Of particular concern is a growing trend by Revenue to treat short-term lettings as trades. This gives justification to Revenue to pursue owners not only for income tax but for VAT. Liability to VAT is based on 9% of the value of lettings made.

In 99% of cases, the operator is exposed to VAT, interest and penalties without the possibility of any recovery from the tenant.

This has not stopped the Revenue Commissioners from pursing operators letting property on 'AirBnB' and other online platforms, even where the activity has ceased.

A letting is generally carried on where a landlord and tenant arrangement exists.

This generally occurs when the tenant is entitled to exclusive possession of the premises for a defined period in exchange for the payment of rent.

In a landlord and tenant arrangement, the tenant would have certain statutory protections under the Landlord and Tenants Acts, the Residential Tenancies Acts and the Housing(Standards for Rented Houses) Regulations.

Typicaly, income will be treated as rental income, and therefore exempt from VAT, where the occupation is governed by a landlord and tenant arrangement.

The person in temporary occupation of a room in a hotel, guesthouse or bed and breakfast simply has use of the property as a guest.

The owner continues to have the right to access the property to provide services such as cleaning, changing of bed linen and the provision of meals.

Other similar examples include sharing a property with the owner, occuption of a property for short-stays, and booking self-catering holiday accommodation for short periods.

Legally these arrangements are licences.

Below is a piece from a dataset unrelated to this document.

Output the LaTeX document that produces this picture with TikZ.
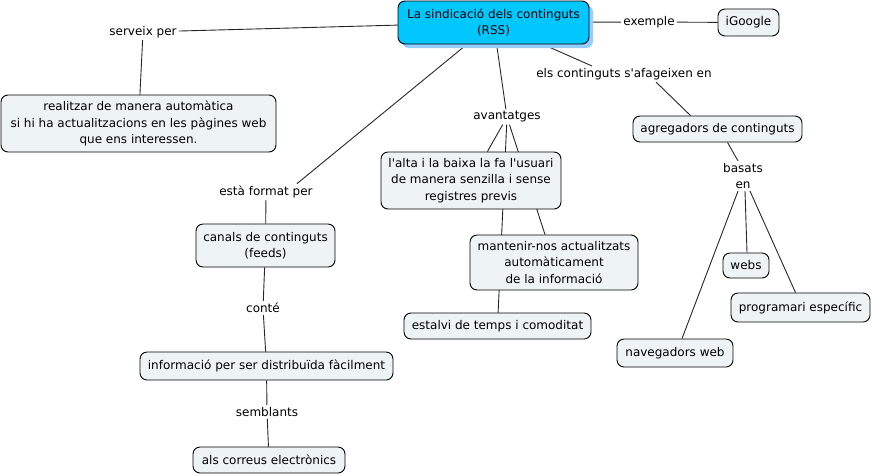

The activity is not therefore a letting, which has tax consequences for the operator.

By far, the most imporatant distinction between a letting and a licence is the application of VAT.

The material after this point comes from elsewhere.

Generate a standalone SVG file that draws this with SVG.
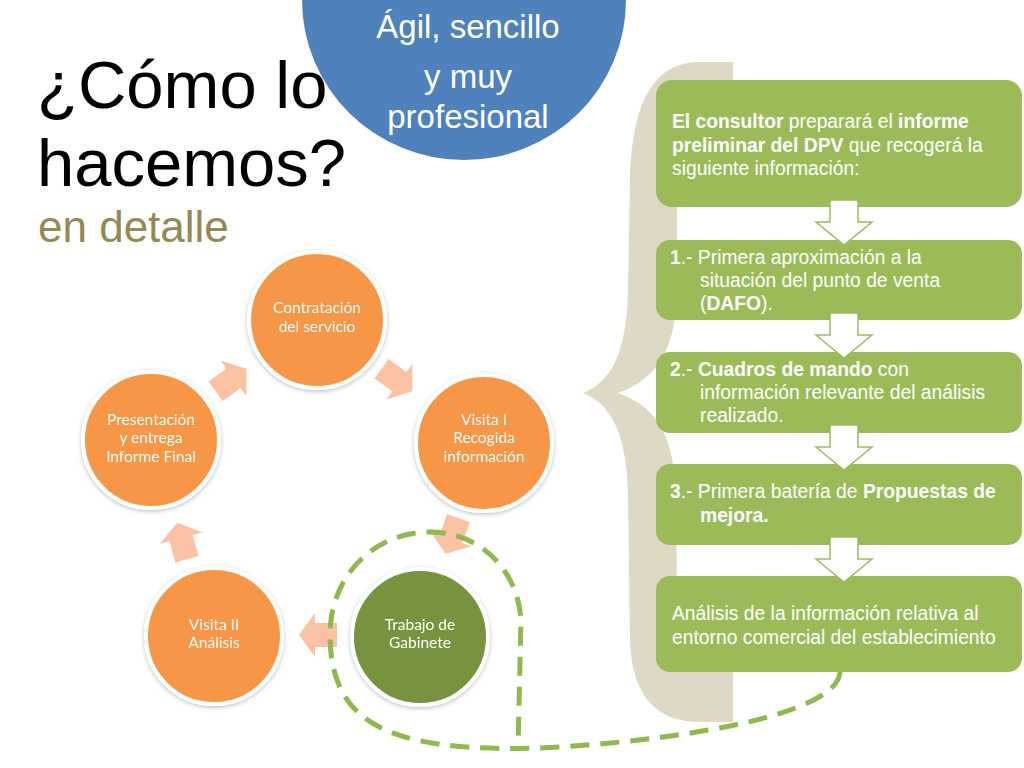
<svg xmlns="http://www.w3.org/2000/svg" width="1024" height="768" viewBox="0 0 1024 768">
<style>
.title{font-family:"Liberation Sans",Arial,sans-serif;fill:#000;font-size:67px}
.sub{font-family:"Liberation Sans",Arial,sans-serif;fill:#938953;font-size:44px}
.blue{font-family:"Liberation Sans",Arial,sans-serif;fill:#fff;font-size:33px;text-anchor:middle}
.box{fill:#9bbb59}
.bt{font-family:"Liberation Sans",Arial,sans-serif;fill:#fff;font-size:19.3px}
.b{font-weight:bold}
.circ{stroke:#fff;stroke-width:4}
.org{fill:#f79646}
.grn{fill:#77933c}
.ct{font-family:Lato,"Open Sans",sans-serif;fill:#fff;font-size:15.5px;text-anchor:middle}
.parr{fill:#fac2a2}
.darr{fill:#fff;stroke:#9bbb59;stroke-width:1.5}
.dash{fill:none;stroke:#8fb84f;stroke-width:5;stroke-dasharray:19 11}
</style>
<defs>
<filter id="sh" x="-20%" y="-20%" width="140%" height="140%">
<feDropShadow dx="0" dy="1.5" stdDeviation="2" flood-color="#000" flood-opacity="0.25"/>
</filter>
<polygon id="pa" points="-19,-12 3,-12 3,-22 19,0 3,22 3,12 -19,12"/>
<polygon id="da" points="-14,0 14,0 14,22 28,22 0,45 -28,22 -14,22"/>
</defs>
<rect width="1024" height="768" fill="#fff"/>

<g id="bubble">
<ellipse cx="464" cy="0" rx="162" ry="160" fill="#4f81bd"/>
<text class="blue" x="468" y="38">Ágil, sencillo</text>
<text class="blue" x="468" y="88">y muy</text>
<text class="blue" x="468" y="128">profesional</text>
</g>

<g id="title">
<text class="title" x="37" y="108">¿Cómo lo</text>
<text class="title" x="37" y="186">hacemos?</text>
<text class="sub" x="38" y="242">en detalle</text>
</g>

<g id="brace">
<path fill="#ddd9c4" d="M733 62 L700 62 C655 62 632 100 630 180 L628 290 C627 350 612 382 583 393 C612 404 627 436 628 495 L630 640 C632 700 660 722 700 722 L733 722 L733 660 C700 650 677 630 677 590 L676 500 C675 440 660 408 618 393 C660 378 676 346 677 290 L677 170 C677 120 700 105 733 100 Z"/>
</g>

<g id="box0">
<rect class="box" x="656" y="80" width="366" height="127" rx="16"/>
<text class="bt" x="672" y="128"><tspan class="b">El consultor</tspan> preparará el <tspan class="b">informe</tspan></text>
<text class="bt" x="672" y="152"><tspan class="b">preliminar del DPV</tspan> que recogerá  la</text>
<text class="bt" x="672" y="175">siguiente información:</text>
</g>
<g id="box1">
<rect class="box" x="656" y="240" width="366" height="80" rx="14"/>
<text class="bt" x="670" y="264"><tspan class="b">1</tspan>.- Primera aproximación a la</text>
<text class="bt" x="700" y="287">situación del punto de venta</text>
<text class="bt" x="700" y="310">(<tspan class="b">DAFO</tspan>).</text>
</g>
<g id="box2">
<rect class="box" x="656" y="352" width="366" height="81" rx="14"/>
<text class="bt" x="670" y="376"><tspan class="b">2</tspan>.- <tspan class="b">Cuadros de mando</tspan> con</text>
<text class="bt" x="700" y="399">información relevante del análisis</text>
<text class="bt" x="700" y="422">realizado.</text>
</g>
<g id="box3">
<rect class="box" x="656" y="464" width="366" height="81" rx="14"/>
<text class="bt" x="670" y="498"><tspan class="b">3</tspan>.- Primera batería de <tspan class="b">Propuestas de</tspan></text>
<text class="bt" x="700" y="522"><tspan class="b">mejora.</tspan></text>
</g>
<g id="box4">
<rect class="box" x="656" y="576" width="366" height="96" rx="14"/>
<text class="bt" x="672" y="620">Análisis de la información relativa al</text>
<text class="bt" x="672" y="644">entorno comercial del establecimiento</text>
</g>

<g id="flow-arrows">
<use href="#da" class="darr" x="844" y="200"/>
<use href="#da" class="darr" x="844" y="313"/>
<use href="#da" class="darr" x="844" y="425"/>
<use href="#da" class="darr" x="844" y="537"/>
</g>

<g id="n-contratacion" filter="url(#sh)">
<circle class="circ org" cx="317" cy="320" r="68"/>
<text class="ct" x="317" y="313">Contratación</text>
<text class="ct" x="317" y="332">del servicio</text>
</g>
<g id="n-visita1" filter="url(#sh)">
<circle class="circ org" cx="484" cy="443" r="68"/>
<text class="ct" x="484" y="425">Visita I</text>
<text class="ct" x="484" y="443">Recogida</text>
<text class="ct" x="484" y="462">información</text>
</g>
<g id="n-presentacion" filter="url(#sh)">
<circle class="circ org" cx="151" cy="440" r="68"/>
<text class="ct" x="151" y="425">Presentación</text>
<text class="ct" x="151" y="443">y entrega</text>
<text class="ct" x="151" y="462">Informe Final</text>
</g>
<g id="n-visita2" filter="url(#sh)">
<circle class="circ org" cx="214" cy="636" r="68"/>
<text class="ct" x="214" y="630">Visita II</text>
<text class="ct" x="214" y="648">Análisis</text>
</g>
<g id="n-gabinete" filter="url(#sh)">
<circle class="circ grn" cx="420" cy="637" r="68"/>
<text class="ct" x="420" y="630">Trabajo de</text>
<text class="ct" x="420" y="648">Gabinete</text>
</g>

<g id="connectors">
<use href="#pa" class="parr" transform="translate(231 380) rotate(-36)"/>
<use href="#pa" class="parr" transform="translate(397 380) rotate(36)"/>
<use href="#pa" class="parr" transform="translate(452 536) rotate(110)"/>
<use href="#pa" class="parr" transform="translate(318 635) rotate(180)"/>
<use href="#pa" class="parr" transform="translate(182 541) rotate(-105)"/>
<path class="dash" d="M840 672 C838 712 700 738 560 747 C470 752 400 745 365 718 C340 700 330 670 330 635 C330 575 375 532 430 532 C480 532 518 570 521 620 L518 748"/>
</g>
</svg>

Where the activity carried on is deemed to be a licence, the operator is required to register and account for VAT where turnover exceeds €37,500 in any 12 month period.

The main impact of this treatment has been the pursuit by the Revenue Commissioners of individuals with AirBnB and similar properties. Where income has been declared, this has often been on the basis of 'rental' treatment.

The Revenue Commissioners have collected significant income tax and VAT settlements from AirBnB operators (and similar). This particularly difficult for owners who have little recouse to recover the VAT imposition.

If you are approached by Revenue you should do the following:-

  1. Resist the temptation to contact Revenue and instead read our recommendations for dealing with a Revenue audit.
  2. Establish if your activity is a landlord/tenant type activity (which would protect from VAT exposure).
  3. Calculate your total earnings to include additional amounts charged such as clearning to assess if the earnings exceed €37,500 in any 12 month period.
  4. Download/obtain a record of all letting information - which has most likely been shared by the online provider with Revenue.